You are considering your options for tertiary education. Education. What do you care more about? Whether a university can provide you with a good education, or whether it is perceived to be ‘good’ (in any number of probably extremely vague respects)?

It seems obvious that reputation and quality of education provided aren’t perfectly correlated. However, a rather annoying fact I’ve noticed in Singapore is that the distinction between the two is almost entirely eroded, to the point that there is hardly an independent notion of quality of education. Part of this may be because Singaporeans have no idea what a good education is in the first place. But the larger part of it (and this may be related to not knowing what a good education is) is that education isn’t seen as an end in itself, hence the weighing of how ‘good’ a university is does not include the quality of education provided. Instead, it primarily includes the consequences of education typically valued in this society, namely monetary reward and reputation. There is practically no independent* notion of what or how one should learn; instead, the preeminent normative consideration is how I should be equipped to earn lots of money.
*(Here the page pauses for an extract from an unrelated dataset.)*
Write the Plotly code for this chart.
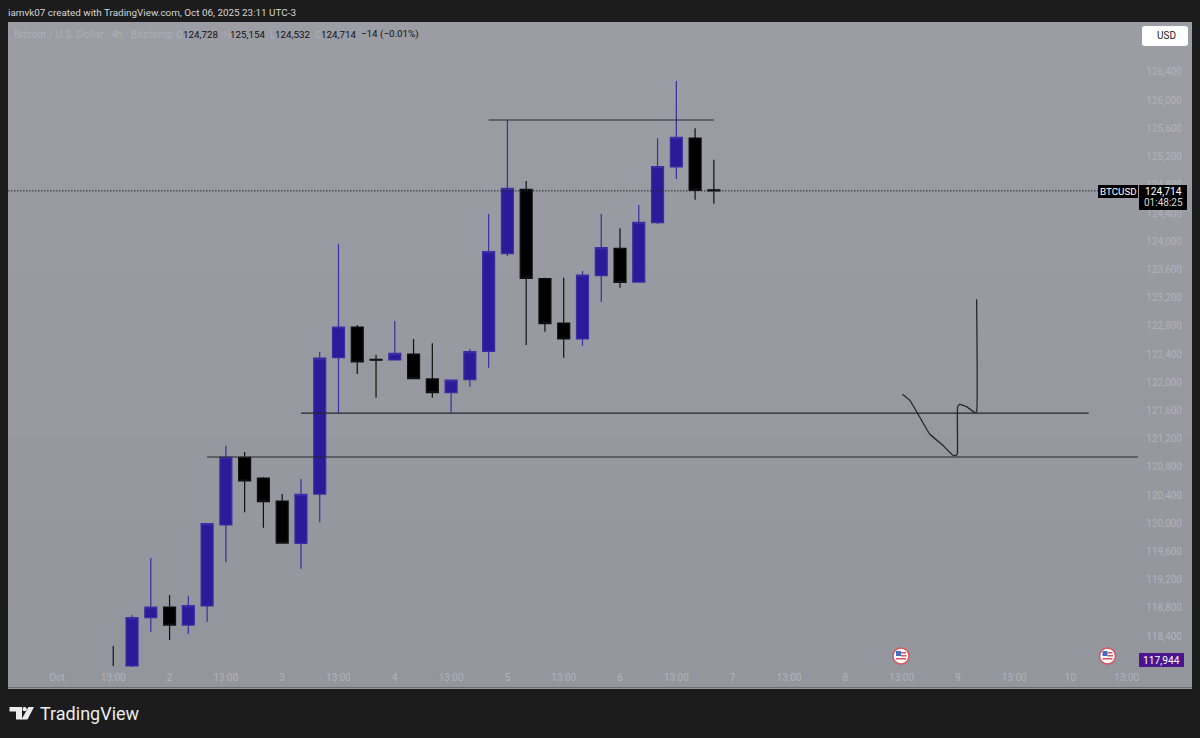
import pandas as pd
import plotly.graph_objects as go

# 4h bars, UTC-3
bar_times = pd.date_range("2025-10-01 17:00", periods=32, freq="4h")
opens = [117975, 118660, 118812, 118556, 118826, 119975, 120935, 120641, 120315, 119715, 120414,
         122348, 122783, 122325, 122315, 122400, 122046, 121851, 122036, 122438, 123823, 124736,
         123470, 122840, 122613, 123511, 123899, 123421, 124262, 125053, 125464, 124728]
highs = [118698, 119507, 118982, 118968, 119993, 121099, 121010, 120655, 120414, 120627, 122428,
         123960, 122811, 122390, 122868, 122613, 122552, 122031, 122471, 124386, 125715, 124854,
         123480, 123482, 123577, 124386, 124183, 124514, 125460, 126272, 125601, 125154]
lows = [117960, 118461, 118343, 118429, 118603, 119446, 120155, 119936, 119719, 119355, 120013,
        121559, 122116, 121780, 122315, 122050, 121780, 121568, 121936, 122206, 123790, 122528,
        122716, 122348, 122518, 123142, 123341, 123421, 124240, 124882, 124589, 124532]
closes = [118660, 118812, 118556, 118830, 119993, 120935, 120599, 120305, 119719, 120410, 122343,
          122783, 122287, 122312, 122410, 122050, 121851, 122031, 122433, 123851, 124750, 123474,
          122830, 122613, 123521, 123908, 123417, 124268, 125057, 125474, 124722, 124714]

# lone wick at the left edge of the chart
stub_times = ["2025-10-01 13:00", "2025-10-01 13:00"]
stub_prices = [118258, 117975]

# drawings
top_line_times = ["2025-10-04 21:00", "2025-10-06 21:00"]
top_line_prices = [125719, 125719]
mid_line_times = ["2025-10-03 05:00", "2025-10-10 04:54"]
mid_line_prices = [121563, 121563]
low_line_times = ["2025-10-02 09:00", "2025-10-10 15:24"]
low_line_prices = [120939, 120939]
last_line_times = ["2025-09-30 14:34", "2025-10-10 10:30"]
last_line_prices = [124714, 124714]

path_times = ["2025-10-08 13:12", "2025-10-08 14:48", "2025-10-08 16:20", "2025-10-08 19:00",
              "2025-10-08 21:54", "2025-10-08 23:52", "2025-10-09 00:36", "2025-10-09 00:54",
              "2025-10-09 00:57", "2025-10-09 01:24", "2025-10-09 02:52", "2025-10-09 04:38",
              "2025-10-09 05:00", "2025-10-09 05:00"]
path_prices = [121828, 121738, 121568, 121265, 121099, 120968, 120958, 120992,
               121653, 121687, 121653, 121568, 121582, 123176]

# axes
price_ticks = [118400, 118800, 119200, 119600, 120000, 120400, 120800, 121200, 121600, 122000,
               122400, 122800, 123200, 123600, 124000, 124400, 124800, 125200, 125600, 126000, 126400]
time_ticks = ["2025-10-01 01:00", "2025-10-01 13:00", "2025-10-02 01:00", "2025-10-02 13:00",
              "2025-10-03 01:00", "2025-10-03 13:00", "2025-10-04 01:00", "2025-10-04 13:00",
              "2025-10-05 01:00", "2025-10-05 13:00", "2025-10-06 01:00", "2025-10-06 13:00",
              "2025-10-07 01:00", "2025-10-07 13:00", "2025-10-08 01:00", "2025-10-08 13:00",
              "2025-10-09 01:00", "2025-10-09 13:00", "2025-10-10 01:00", "2025-10-10 13:00"]
time_labels = ["Oct", "13:00", "2", "13:00", "3", "13:00", "4", "13:00", "5", "13:00", "6", "13:00",
               "7", "13:00", "8", "13:00", "9", "13:00", "10", "13:00"]

# background fades slightly towards the bottom
band_colors = ["#9b9ca4", "#9a9ba3", "#999aa2", "#9899a1", "#9798a0", "#96979f", "#95969e", "#94969e"]

BLUE = "#2d1a99"
WICK_BLUE = "#3d2ca3"
INK = "#26262c"
FAINT = "#b2b3ba"
FONT = "Roboto"
WIDTH, HEIGHT = 1200, 738
LEFT, RIGHT, TOP, BOTTOM = 8, 1192, 22, 688


def px(x):
    return (x - LEFT) / (RIGHT - LEFT)


def py(y):
    return (BOTTOM - y) / (BOTTOM - TOP)


def box(x0, y0, x1, y1, color, kind="rect", line=None, lw=0, layer="above"):
    return dict(type=kind, xref="paper", yref="paper", x0=px(x0), x1=px(x1), y0=py(y0), y1=py(y1),
                fillcolor=color, line=dict(color=line or color, width=lw), layer=layer)


def label(x, y, text, color="#111111", size=9.8, anchor="left", family=FONT):
    return dict(xref="paper", yref="paper", x=px(x), y=py(y), text=text, showarrow=False,
                xanchor=anchor, yanchor="middle", font=dict(family=family, size=size, color=color),
                borderpad=0, borderwidth=0)


def rounded(x0, y0, x1, y1, r, color):
    a, b, c, d = px(x0), px(x1), py(y0), py(y1)
    rx, ry = r / (RIGHT - LEFT), r / (BOTTOM - TOP)
    path = (f"M {a + rx} {c} L {b - rx} {c} Q {b} {c} {b} {c - ry} L {b} {d + ry} Q {b} {d} {b - rx} {d} "
            f"L {a + rx} {d} Q {a} {d} {a} {d + ry} L {a} {c - ry} Q {a} {c} {a + rx} {c} Z")
    return dict(type="path", xref="paper", yref="paper", path=path, fillcolor=color,
                line=dict(width=0), layer="above")


def flag(cx, cy):
    return [
        box(cx - 8, cy - 8, cx + 8, cy + 8, "#ffffff", "circle", "#d8505c", 1.5),
        box(cx - 5, cy - 5, cx, cy, "#3f6fc4"),
        box(cx, cy - 4, cx + 5, cy - 2.5, "#d8505c"),
        box(cx, cy - 1, cx + 5.5, cy + 0.5, "#d8505c"),
        box(cx - 5, cy + 2, cx + 5, cy + 3.5, "#d8505c"),
    ]


fig = go.Figure()

for xs, ys, dash, width in [(last_line_times, last_line_prices, "1.5px,1.5px", 1),
                            (top_line_times, top_line_prices, "solid", 1.2),
                            (mid_line_times, mid_line_prices, "solid", 1.2),
                            (low_line_times, low_line_prices, "solid", 1.2),
                            (stub_times, stub_prices, "solid", 1.4)]:
    fig.add_trace(go.Scatter(x=xs, y=ys, mode="lines", hoverinfo="skip",
                             line=dict(color=INK, width=width, dash=dash)))

fig.add_trace(go.Candlestick(
    x=bar_times, open=opens, high=highs, low=lows, close=closes, whiskerwidth=0,
    increasing=dict(fillcolor=BLUE, line=dict(color=WICK_BLUE, width=1.2)),
    decreasing=dict(fillcolor="#000000", line=dict(color="#111111", width=1.2)),
))

fig.add_trace(go.Scatter(x=path_times, y=path_prices, mode="lines", hoverinfo="skip",
                         line=dict(color=INK, width=1.3, shape="spline", smoothing=0.3)))

band_h = (BOTTOM - TOP) / len(band_colors)
shapes = [box(LEFT, TOP + i * band_h, RIGHT, TOP + (i + 1) * band_h + 1, c, layer="below")
          for i, c in enumerate(band_colors)]
shapes += [
    box(LEFT, BOTTOM - 1, RIGHT, BOTTOM, "#6f7076"),
    box(1098, 185, 1138, 198, "#000000"),
    box(1139, 185, 1187, 210, "#000000"),
    box(1139, 653, 1184, 667, "#4a148c"),
    rounded(1142, 26, 1188, 46, 3, "#ffffff"),
    # logo
    box(9.5, 707, 22, 711.5, "#ececec"),
    box(16, 707, 22, 719.5, "#ececec"),
    box(22.5, 707, 26.8, 711.3, "#ececec", "circle"),
    dict(type="path", xref="paper", yref="paper", layer="above", fillcolor="#ececec", line=dict(width=0),
         path=f"M {px(28.5)} {py(707)} L {px(34)} {py(707)} L {px(27.5)} {py(719.5)} L {px(21.5)} {py(719.5)} Z"),
]
shapes += flag(901, 656) + flag(1107.5, 656)

annotations = [
    label(8, 12, "iamvk07 created with TradingView.com, Oct 06, 2025 23:11 UTC-3", "#d6d6d6", 9.9),
    label(14, 34, "Bitcoin / U.S. Dollar · 4h · Bitstamp", "#aeafb6", 10.4),
    label(176, 34, "O", "#aeafb6"), label(183, 34, "124,728"),
    label(224, 34, "H", "#aeafb6"), label(230, 34, "125,154"),
    label(270, 34, "L", "#aeafb6"), label(275, 34, "124,532"),
    label(315, 34, "C", "#aeafb6"), label(321, 34, "124,714"),
    label(361, 34, "−14 (−0.01%)"),
    label(1118, 191.5, "BTCUSD", "#ffffff", 9.8, "center"),
    label(1163, 191.5, "124,714", "#ffffff", 10.2, "center"),
    label(1163, 202.5, "01:48:25", "#d8d8d8", 10, "center"),
    label(1161.5, 660, "117,944", "#ffffff", 10.2, "center"),
    label(1157, 36, "USD", "#222222", 10),
    label(40, 714, "TradingView", "#ececec", 18),
]

fig.update_layout(
    width=WIDTH, height=HEIGHT, autosize=False,
    margin=dict(l=LEFT, r=WIDTH - RIGHT, t=TOP, b=HEIGHT - BOTTOM, pad=0),
    paper_bgcolor="#1c1c1c", plot_bgcolor="#96979f",
    showlegend=False, boxgap=0.09,
    font=dict(family=FONT, size=10, color=FAINT),
    shapes=shapes, annotations=annotations,
    xaxis=dict(type="date", range=["2025-09-30 14:34", "2025-10-11 02:54"], rangeslider=dict(visible=False),
               tickmode="array", tickvals=time_ticks, ticktext=time_labels, ticks="",
               ticklabelposition="inside", ticklabelstandoff=2, showgrid=False, zeroline=False, showline=False,
               tickfont=dict(color=FAINT, size=10)),
    yaxis=dict(side="right", range=[117663, 127109], tickmode="array", tickvals=price_ticks,
               tickformat=",d", ticks="", ticklabelposition="inside", ticklabelstandoff=7,
               showgrid=False, zeroline=False, showline=False, tickfont=dict(color=FAINT, size=10)),
)

# the page's default body margin would shift the fixed-size figure
fig.write_html("out.html", config=dict(displayModeBar=False),
               post_script="document.body.style.margin='0';document.body.style.overflow='hidden';")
I was forced to this depressing conclusion after many, too many, conversations with people on this where I found out they actually have fundamental misuses of vocabulary concerning ‘good’ versus ‘perceived as good’. It took some hammering to help them chisel out the difference between the two. And I think a reasonable hypothesis for why their vocabulary could get so mangled is that there wasn’t a difference in the first place, in their minds.

And that is why I think, even if Singapore were to set up a liberal arts-style program, it would quickly be misused by the materially and socially ambitious. Because almost no students will enter with the objective of actually wanting to educate themselves. They’d enter for the purpose of having a good headstart in their career, to look good in front of their family and peers, and so on. They’d be the kind of students who participate in discussions only because it’s included in their final grades. It would be a huge waste of tax revenue to subsidize small intensive classes for such people. (And if it isn’t subsidized, then whoever takes part could have afforded to enroll in an overseas liberal arts college anyway.)

*To see more clearly what could be an independent notion of what one should learn, consider this. Someone with such a notion would think that even if the person getting the education were to die immediately after finishing the particular course concerned, it was still a good thing that he was educated. Whereas someone who ties the value of education completely to its consequences would consider it a waste of effort on the part of those who contributed to his education.